DATASET CONTENT —
-- -- --
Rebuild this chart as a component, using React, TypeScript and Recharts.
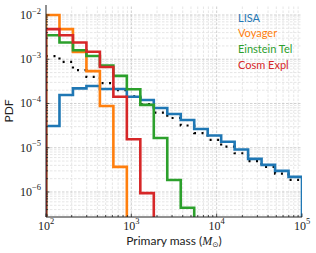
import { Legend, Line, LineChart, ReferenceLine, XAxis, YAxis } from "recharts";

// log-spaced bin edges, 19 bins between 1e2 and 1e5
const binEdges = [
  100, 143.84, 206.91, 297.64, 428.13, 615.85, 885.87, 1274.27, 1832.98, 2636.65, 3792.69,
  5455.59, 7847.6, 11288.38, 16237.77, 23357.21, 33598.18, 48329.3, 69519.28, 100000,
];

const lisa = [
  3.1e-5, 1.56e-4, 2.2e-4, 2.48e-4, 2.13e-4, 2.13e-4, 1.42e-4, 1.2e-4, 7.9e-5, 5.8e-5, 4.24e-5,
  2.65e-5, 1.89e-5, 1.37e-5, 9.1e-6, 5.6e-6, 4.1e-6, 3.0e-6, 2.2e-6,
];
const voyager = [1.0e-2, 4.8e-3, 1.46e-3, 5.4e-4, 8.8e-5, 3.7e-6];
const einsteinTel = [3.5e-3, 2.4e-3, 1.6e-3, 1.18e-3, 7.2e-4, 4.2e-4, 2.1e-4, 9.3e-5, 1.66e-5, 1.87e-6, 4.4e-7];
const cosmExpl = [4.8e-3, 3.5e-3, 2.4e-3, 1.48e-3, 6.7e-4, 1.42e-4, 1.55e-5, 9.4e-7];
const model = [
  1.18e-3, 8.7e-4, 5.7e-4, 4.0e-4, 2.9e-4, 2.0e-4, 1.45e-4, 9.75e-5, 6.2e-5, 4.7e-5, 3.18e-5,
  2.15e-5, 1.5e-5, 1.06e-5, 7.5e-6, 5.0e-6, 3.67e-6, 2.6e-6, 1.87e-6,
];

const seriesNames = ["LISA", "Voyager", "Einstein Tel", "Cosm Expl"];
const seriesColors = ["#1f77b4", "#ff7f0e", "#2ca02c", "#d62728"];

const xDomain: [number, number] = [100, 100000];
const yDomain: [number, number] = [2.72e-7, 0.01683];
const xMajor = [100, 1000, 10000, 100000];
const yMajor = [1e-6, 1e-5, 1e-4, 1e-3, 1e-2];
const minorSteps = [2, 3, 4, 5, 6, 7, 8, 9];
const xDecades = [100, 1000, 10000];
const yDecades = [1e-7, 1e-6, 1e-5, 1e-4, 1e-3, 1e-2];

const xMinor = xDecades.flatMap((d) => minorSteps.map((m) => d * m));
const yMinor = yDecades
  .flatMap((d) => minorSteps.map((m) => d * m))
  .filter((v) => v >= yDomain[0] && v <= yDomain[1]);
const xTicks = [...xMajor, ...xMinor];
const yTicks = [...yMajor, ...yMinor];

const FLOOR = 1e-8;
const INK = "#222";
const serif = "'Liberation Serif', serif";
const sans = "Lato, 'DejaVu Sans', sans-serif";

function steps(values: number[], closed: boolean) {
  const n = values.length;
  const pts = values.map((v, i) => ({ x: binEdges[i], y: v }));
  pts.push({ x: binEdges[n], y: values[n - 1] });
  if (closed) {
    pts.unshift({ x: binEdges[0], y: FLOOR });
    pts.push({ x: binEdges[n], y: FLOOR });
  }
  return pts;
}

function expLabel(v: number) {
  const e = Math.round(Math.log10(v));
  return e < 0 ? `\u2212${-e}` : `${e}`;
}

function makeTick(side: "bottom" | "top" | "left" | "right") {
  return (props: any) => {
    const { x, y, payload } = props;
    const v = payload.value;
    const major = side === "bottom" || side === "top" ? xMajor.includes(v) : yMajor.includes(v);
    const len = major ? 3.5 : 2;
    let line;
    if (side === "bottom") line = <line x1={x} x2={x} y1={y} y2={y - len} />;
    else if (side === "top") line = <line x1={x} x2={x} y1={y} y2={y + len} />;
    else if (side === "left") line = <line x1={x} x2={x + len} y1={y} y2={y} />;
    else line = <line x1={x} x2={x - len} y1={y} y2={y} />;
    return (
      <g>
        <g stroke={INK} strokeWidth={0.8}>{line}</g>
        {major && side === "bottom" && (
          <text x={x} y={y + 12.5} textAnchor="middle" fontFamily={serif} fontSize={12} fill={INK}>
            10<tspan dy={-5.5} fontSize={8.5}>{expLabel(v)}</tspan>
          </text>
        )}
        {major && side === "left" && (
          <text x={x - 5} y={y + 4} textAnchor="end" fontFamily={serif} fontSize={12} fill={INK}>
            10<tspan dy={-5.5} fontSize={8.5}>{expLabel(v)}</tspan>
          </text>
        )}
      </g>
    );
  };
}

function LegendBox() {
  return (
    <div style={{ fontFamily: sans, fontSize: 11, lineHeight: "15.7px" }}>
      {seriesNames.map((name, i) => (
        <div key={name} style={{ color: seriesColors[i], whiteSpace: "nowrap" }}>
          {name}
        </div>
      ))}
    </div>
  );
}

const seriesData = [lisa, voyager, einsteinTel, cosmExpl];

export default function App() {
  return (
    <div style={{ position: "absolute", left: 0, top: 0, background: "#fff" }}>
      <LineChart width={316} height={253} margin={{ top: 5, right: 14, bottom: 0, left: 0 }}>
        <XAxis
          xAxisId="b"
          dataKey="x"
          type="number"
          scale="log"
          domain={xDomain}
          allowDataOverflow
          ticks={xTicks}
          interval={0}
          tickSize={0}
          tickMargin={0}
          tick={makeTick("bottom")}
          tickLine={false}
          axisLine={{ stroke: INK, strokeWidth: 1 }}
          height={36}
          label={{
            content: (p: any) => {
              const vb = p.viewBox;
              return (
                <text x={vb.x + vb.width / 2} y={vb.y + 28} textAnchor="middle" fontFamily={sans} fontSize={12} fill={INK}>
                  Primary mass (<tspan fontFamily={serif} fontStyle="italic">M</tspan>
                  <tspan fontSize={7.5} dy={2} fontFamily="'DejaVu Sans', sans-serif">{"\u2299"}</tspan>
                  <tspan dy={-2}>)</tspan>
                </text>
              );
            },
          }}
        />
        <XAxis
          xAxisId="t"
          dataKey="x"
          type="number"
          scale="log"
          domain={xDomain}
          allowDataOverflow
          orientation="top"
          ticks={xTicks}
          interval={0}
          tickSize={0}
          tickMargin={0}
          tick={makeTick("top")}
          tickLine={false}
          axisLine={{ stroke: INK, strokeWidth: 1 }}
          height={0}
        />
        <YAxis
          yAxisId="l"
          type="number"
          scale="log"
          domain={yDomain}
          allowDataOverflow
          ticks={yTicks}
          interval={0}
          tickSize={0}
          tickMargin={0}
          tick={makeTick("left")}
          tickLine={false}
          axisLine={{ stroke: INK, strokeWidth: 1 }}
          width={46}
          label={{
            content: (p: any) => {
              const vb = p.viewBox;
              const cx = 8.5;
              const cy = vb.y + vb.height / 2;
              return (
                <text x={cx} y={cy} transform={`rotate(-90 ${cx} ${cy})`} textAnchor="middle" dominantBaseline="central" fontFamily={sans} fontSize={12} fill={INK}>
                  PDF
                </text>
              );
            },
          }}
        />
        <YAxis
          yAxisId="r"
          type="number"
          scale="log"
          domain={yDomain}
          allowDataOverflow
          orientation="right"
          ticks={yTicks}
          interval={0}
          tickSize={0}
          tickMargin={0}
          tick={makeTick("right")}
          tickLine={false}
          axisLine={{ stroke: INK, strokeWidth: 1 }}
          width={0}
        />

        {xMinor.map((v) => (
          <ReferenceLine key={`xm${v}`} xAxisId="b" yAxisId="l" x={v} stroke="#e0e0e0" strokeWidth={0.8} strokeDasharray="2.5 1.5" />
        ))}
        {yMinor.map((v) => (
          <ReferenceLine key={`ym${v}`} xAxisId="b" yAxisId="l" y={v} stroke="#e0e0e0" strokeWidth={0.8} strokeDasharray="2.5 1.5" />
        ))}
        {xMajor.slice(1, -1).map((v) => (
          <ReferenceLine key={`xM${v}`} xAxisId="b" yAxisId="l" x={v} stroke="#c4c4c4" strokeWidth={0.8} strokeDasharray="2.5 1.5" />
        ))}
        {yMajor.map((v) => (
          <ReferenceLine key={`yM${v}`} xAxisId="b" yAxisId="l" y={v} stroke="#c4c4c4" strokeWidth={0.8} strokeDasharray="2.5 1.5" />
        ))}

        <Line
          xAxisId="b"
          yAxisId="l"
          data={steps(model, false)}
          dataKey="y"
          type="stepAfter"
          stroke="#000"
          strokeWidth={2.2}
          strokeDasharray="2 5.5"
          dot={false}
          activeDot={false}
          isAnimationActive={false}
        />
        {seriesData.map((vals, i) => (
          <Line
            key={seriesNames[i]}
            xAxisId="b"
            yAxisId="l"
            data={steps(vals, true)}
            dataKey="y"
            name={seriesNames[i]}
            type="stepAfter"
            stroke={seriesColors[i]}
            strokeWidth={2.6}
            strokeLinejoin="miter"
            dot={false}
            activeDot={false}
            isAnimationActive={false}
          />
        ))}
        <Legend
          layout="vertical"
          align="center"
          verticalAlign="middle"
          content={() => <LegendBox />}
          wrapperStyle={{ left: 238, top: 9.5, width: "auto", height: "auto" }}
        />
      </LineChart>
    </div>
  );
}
-- -- --
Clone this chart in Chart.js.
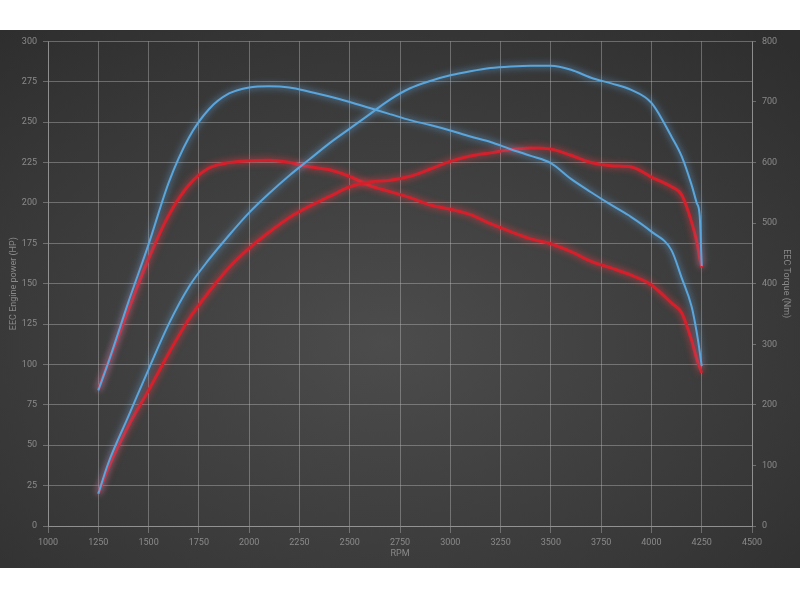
-- -- --
AIM —
Above are the records. Print exactly the lines from the one containing "Rebuild this chart" to the one containing "ReferenceLine, XAxis, YAxis", both included, and nothing else; pictures are excluded.

SOLUTION TO THE EXERCISE —
Rebuild this chart as a component, using React, TypeScript and Recharts.
import { Legend, Line, LineChart, ReferenceLine, XAxis, YAxis } from "recharts";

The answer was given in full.